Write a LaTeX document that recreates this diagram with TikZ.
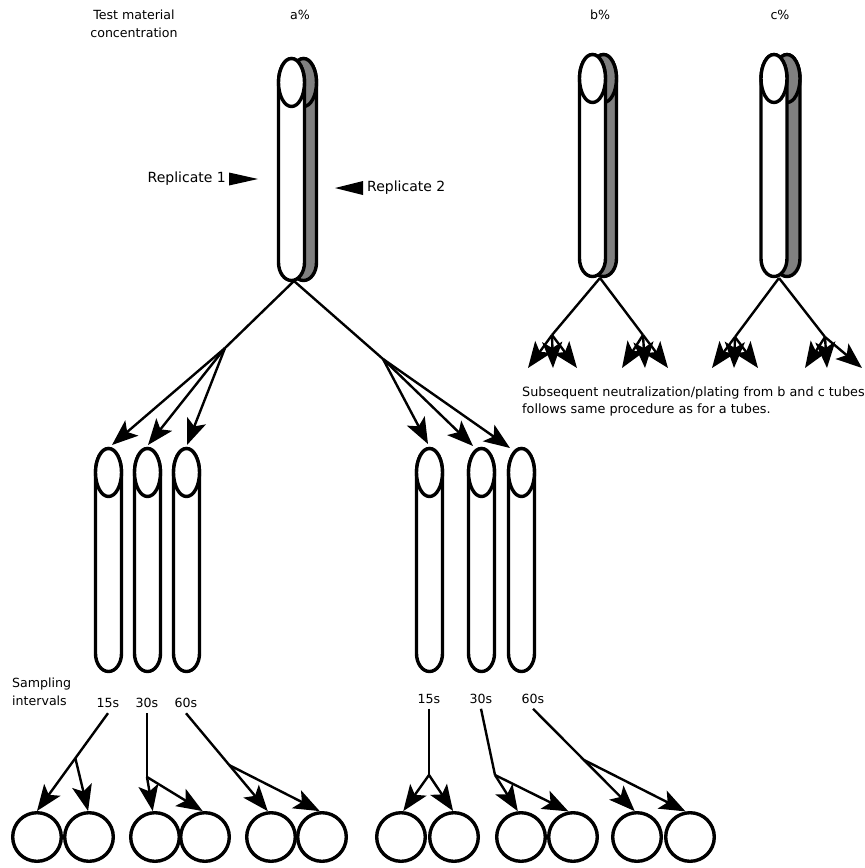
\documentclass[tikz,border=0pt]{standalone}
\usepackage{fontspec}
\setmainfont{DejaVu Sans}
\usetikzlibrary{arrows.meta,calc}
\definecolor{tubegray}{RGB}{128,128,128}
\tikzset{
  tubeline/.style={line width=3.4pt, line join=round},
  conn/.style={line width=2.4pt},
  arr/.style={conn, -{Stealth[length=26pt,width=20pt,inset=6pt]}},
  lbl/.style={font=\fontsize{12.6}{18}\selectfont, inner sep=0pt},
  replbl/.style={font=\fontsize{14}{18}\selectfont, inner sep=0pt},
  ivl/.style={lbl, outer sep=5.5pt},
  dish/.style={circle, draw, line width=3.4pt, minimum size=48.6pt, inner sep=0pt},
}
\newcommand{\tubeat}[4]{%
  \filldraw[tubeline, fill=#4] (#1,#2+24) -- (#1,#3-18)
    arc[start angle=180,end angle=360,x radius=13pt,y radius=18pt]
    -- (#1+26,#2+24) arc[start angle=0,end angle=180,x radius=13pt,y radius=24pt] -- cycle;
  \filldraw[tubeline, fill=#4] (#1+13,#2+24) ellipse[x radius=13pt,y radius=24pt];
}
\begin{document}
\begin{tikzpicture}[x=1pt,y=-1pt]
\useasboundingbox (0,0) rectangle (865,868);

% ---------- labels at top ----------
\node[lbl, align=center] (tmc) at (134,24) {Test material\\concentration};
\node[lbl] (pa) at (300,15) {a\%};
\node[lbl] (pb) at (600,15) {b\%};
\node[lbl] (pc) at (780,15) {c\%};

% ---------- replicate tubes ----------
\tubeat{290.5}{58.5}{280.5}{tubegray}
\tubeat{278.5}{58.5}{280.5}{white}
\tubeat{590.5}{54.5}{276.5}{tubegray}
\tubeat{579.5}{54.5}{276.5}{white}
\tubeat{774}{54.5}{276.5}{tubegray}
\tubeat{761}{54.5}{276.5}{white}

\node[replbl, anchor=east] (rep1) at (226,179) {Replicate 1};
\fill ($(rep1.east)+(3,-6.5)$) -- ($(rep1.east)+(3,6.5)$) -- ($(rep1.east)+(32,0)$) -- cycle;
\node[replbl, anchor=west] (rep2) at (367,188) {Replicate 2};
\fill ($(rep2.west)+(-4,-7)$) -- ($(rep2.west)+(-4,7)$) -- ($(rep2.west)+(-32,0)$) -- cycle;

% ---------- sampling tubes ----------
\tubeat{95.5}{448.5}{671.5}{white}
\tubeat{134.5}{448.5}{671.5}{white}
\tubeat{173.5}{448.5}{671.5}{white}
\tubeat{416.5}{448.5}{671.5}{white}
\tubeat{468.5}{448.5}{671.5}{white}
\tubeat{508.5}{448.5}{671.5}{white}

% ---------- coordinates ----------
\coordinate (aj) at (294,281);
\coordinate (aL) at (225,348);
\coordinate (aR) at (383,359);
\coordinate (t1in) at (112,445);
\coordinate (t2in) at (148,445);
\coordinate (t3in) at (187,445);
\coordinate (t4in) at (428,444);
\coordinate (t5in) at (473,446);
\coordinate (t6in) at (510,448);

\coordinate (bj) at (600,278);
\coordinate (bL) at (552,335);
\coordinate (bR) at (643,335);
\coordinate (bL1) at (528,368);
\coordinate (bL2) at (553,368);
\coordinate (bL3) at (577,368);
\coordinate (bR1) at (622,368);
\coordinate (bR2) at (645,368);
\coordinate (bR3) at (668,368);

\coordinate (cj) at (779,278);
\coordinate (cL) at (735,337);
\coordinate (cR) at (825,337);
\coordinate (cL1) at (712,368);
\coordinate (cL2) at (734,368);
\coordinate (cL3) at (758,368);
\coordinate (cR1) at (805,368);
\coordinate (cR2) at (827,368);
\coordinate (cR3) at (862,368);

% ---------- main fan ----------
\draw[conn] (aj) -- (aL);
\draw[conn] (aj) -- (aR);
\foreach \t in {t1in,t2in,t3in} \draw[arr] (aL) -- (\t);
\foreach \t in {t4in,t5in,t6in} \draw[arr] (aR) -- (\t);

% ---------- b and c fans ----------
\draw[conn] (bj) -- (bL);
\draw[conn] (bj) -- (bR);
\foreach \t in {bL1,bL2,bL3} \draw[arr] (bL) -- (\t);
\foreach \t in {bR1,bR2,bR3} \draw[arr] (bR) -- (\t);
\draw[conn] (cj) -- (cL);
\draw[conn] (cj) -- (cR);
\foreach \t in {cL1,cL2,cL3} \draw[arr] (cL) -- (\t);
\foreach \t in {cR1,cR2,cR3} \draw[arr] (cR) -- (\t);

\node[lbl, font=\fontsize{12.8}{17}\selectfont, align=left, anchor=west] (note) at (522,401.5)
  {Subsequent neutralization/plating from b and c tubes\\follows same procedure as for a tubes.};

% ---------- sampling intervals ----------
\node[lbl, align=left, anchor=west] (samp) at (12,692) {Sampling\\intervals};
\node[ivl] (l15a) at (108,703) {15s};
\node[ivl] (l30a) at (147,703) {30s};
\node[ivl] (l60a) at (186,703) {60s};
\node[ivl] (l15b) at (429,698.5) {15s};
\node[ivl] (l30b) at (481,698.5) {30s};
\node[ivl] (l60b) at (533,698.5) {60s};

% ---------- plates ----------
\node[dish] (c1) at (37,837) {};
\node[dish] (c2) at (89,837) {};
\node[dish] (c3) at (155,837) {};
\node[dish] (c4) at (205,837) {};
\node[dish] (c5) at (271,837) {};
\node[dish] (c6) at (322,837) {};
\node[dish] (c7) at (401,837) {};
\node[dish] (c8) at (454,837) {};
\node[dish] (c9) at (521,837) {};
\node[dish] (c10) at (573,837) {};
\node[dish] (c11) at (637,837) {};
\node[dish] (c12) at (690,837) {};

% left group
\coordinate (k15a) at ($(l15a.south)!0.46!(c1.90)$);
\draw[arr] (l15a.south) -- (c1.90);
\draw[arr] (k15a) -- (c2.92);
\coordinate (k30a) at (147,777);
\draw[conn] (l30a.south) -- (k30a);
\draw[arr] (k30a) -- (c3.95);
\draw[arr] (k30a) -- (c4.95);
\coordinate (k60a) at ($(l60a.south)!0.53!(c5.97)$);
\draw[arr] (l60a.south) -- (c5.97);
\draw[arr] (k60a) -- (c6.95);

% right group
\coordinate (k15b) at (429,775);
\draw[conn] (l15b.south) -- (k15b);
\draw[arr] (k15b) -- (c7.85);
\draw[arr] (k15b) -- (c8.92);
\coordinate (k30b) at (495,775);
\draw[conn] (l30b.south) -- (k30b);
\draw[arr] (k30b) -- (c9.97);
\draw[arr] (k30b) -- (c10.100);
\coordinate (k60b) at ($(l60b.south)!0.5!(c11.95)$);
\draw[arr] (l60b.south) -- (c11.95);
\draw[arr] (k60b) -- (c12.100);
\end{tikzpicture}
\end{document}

* * * * *

Reproduce the listing above exactly, excluding all pictures.

## Task output
Write a LaTeX document that recreates this diagram with TikZ.
\documentclass[tikz,border=0pt]{standalone}
\usepackage{fontspec}
\setmainfont{DejaVu Sans}
\usetikzlibrary{arrows.meta,calc}
\definecolor{tubegray}{RGB}{128,128,128}
\tikzset{
  tubeline/.style={line width=3.4pt, line join=round},
  conn/.style={line width=2.4pt},
  arr/.style={conn, -{Stealth[length=26pt,width=20pt,inset=6pt]}},
  lbl/.style={font=\fontsize{12.6}{18}\selectfont, inner sep=0pt},
  replbl/.style={font=\fontsize{14}{18}\selectfont, inner sep=0pt},
  ivl/.style={lbl, outer sep=5.5pt},
  dish/.style={circle, draw, line width=3.4pt, minimum size=48.6pt, inner sep=0pt},
}
\newcommand{\tubeat}[4]{%
  \filldraw[tubeline, fill=#4] (#1,#2+24) -- (#1,#3-18)
    arc[start angle=180,end angle=360,x radius=13pt,y radius=18pt]
    -- (#1+26,#2+24) arc[start angle=0,end angle=180,x radius=13pt,y radius=24pt] -- cycle;
  \filldraw[tubeline, fill=#4] (#1+13,#2+24) ellipse[x radius=13pt,y radius=24pt];
}
\begin{document}
\begin{tikzpicture}[x=1pt,y=-1pt]
\useasboundingbox (0,0) rectangle (865,868);

% ---------- labels at top ----------
\node[lbl, align=center] (tmc) at (134,24) {Test material\\concentration};
\node[lbl] (pa) at (300,15) {a\%};
\node[lbl] (pb) at (600,15) {b\%};
\node[lbl] (pc) at (780,15) {c\%};

% ---------- replicate tubes ----------
\tubeat{290.5}{58.5}{280.5}{tubegray}
\tubeat{278.5}{58.5}{280.5}{white}
\tubeat{590.5}{54.5}{276.5}{tubegray}
\tubeat{579.5}{54.5}{276.5}{white}
\tubeat{774}{54.5}{276.5}{tubegray}
\tubeat{761}{54.5}{276.5}{white}

\node[replbl, anchor=east] (rep1) at (226,179) {Replicate 1};
\fill ($(rep1.east)+(3,-6.5)$) -- ($(rep1.east)+(3,6.5)$) -- ($(rep1.east)+(32,0)$) -- cycle;
\node[replbl, anchor=west] (rep2) at (367,188) {Replicate 2};
\fill ($(rep2.west)+(-4,-7)$) -- ($(rep2.west)+(-4,7)$) -- ($(rep2.west)+(-32,0)$) -- cycle;

% ---------- sampling tubes ----------
\tubeat{95.5}{448.5}{671.5}{white}
\tubeat{134.5}{448.5}{671.5}{white}
\tubeat{173.5}{448.5}{671.5}{white}
\tubeat{416.5}{448.5}{671.5}{white}
\tubeat{468.5}{448.5}{671.5}{white}
\tubeat{508.5}{448.5}{671.5}{white}

% ---------- coordinates ----------
\coordinate (aj) at (294,281);
\coordinate (aL) at (225,348);
\coordinate (aR) at (383,359);
\coordinate (t1in) at (112,445);
\coordinate (t2in) at (148,445);
\coordinate (t3in) at (187,445);
\coordinate (t4in) at (428,444);
\coordinate (t5in) at (473,446);
\coordinate (t6in) at (510,448);

\coordinate (bj) at (600,278);
\coordinate (bL) at (552,335);
\coordinate (bR) at (643,335);
\coordinate (bL1) at (528,368);
\coordinate (bL2) at (553,368);
\coordinate (bL3) at (577,368);
\coordinate (bR1) at (622,368);
\coordinate (bR2) at (645,368);
\coordinate (bR3) at (668,368);

\coordinate (cj) at (779,278);
\coordinate (cL) at (735,337);
\coordinate (cR) at (825,337);
\coordinate (cL1) at (712,368);
\coordinate (cL2) at (734,368);
\coordinate (cL3) at (758,368);
\coordinate (cR1) at (805,368);
\coordinate (cR2) at (827,368);
\coordinate (cR3) at (862,368);

% ---------- main fan ----------
\draw[conn] (aj) -- (aL);
\draw[conn] (aj) -- (aR);
\foreach \t in {t1in,t2in,t3in} \draw[arr] (aL) -- (\t);
\foreach \t in {t4in,t5in,t6in} \draw[arr] (aR) -- (\t);

% ---------- b and c fans ----------
\draw[conn] (bj) -- (bL);
\draw[conn] (bj) -- (bR);
\foreach \t in {bL1,bL2,bL3} \draw[arr] (bL) -- (\t);
\foreach \t in {bR1,bR2,bR3} \draw[arr] (bR) -- (\t);
\draw[conn] (cj) -- (cL);
\draw[conn] (cj) -- (cR);
\foreach \t in {cL1,cL2,cL3} \draw[arr] (cL) -- (\t);
\foreach \t in {cR1,cR2,cR3} \draw[arr] (cR) -- (\t);

\node[lbl, font=\fontsize{12.8}{17}\selectfont, align=left, anchor=west] (note) at (522,401.5)
  {Subsequent neutralization/plating from b and c tubes\\follows same procedure as for a tubes.};

% ---------- sampling intervals ----------
\node[lbl, align=left, anchor=west] (samp) at (12,692) {Sampling\\intervals};
\node[ivl] (l15a) at (108,703) {15s};
\node[ivl] (l30a) at (147,703) {30s};
\node[ivl] (l60a) at (186,703) {60s};
\node[ivl] (l15b) at (429,698.5) {15s};
\node[ivl] (l30b) at (481,698.5) {30s};
\node[ivl] (l60b) at (533,698.5) {60s};

% ---------- plates ----------
\node[dish] (c1) at (37,837) {};
\node[dish] (c2) at (89,837) {};
\node[dish] (c3) at (155,837) {};
\node[dish] (c4) at (205,837) {};
\node[dish] (c5) at (271,837) {};
\node[dish] (c6) at (322,837) {};
\node[dish] (c7) at (401,837) {};
\node[dish] (c8) at (454,837) {};
\node[dish] (c9) at (521,837) {};
\node[dish] (c10) at (573,837) {};
\node[dish] (c11) at (637,837) {};
\node[dish] (c12) at (690,837) {};

% left group
\coordinate (k15a) at ($(l15a.south)!0.46!(c1.90)$);
\draw[arr] (l15a.south) -- (c1.90);
\draw[arr] (k15a) -- (c2.92);
\coordinate (k30a) at (147,777);
\draw[conn] (l30a.south) -- (k30a);
\draw[arr] (k30a) -- (c3.95);
\draw[arr] (k30a) -- (c4.95);
\coordinate (k60a) at ($(l60a.south)!0.53!(c5.97)$);
\draw[arr] (l60a.south) -- (c5.97);
\draw[arr] (k60a) -- (c6.95);

% right group
\coordinate (k15b) at (429,775);
\draw[conn] (l15b.south) -- (k15b);
\draw[arr] (k15b) -- (c7.85);
\draw[arr] (k15b) -- (c8.92);
\coordinate (k30b) at (495,775);
\draw[conn] (l30b.south) -- (k30b);
\draw[arr] (k30b) -- (c9.97);
\draw[arr] (k30b) -- (c10.100);
\coordinate (k60b) at ($(l60b.south)!0.5!(c11.95)$);
\draw[arr] (l60b.south) -- (c11.95);
\draw[arr] (k60b) -- (c12.100);
\end{tikzpicture}
\end{document}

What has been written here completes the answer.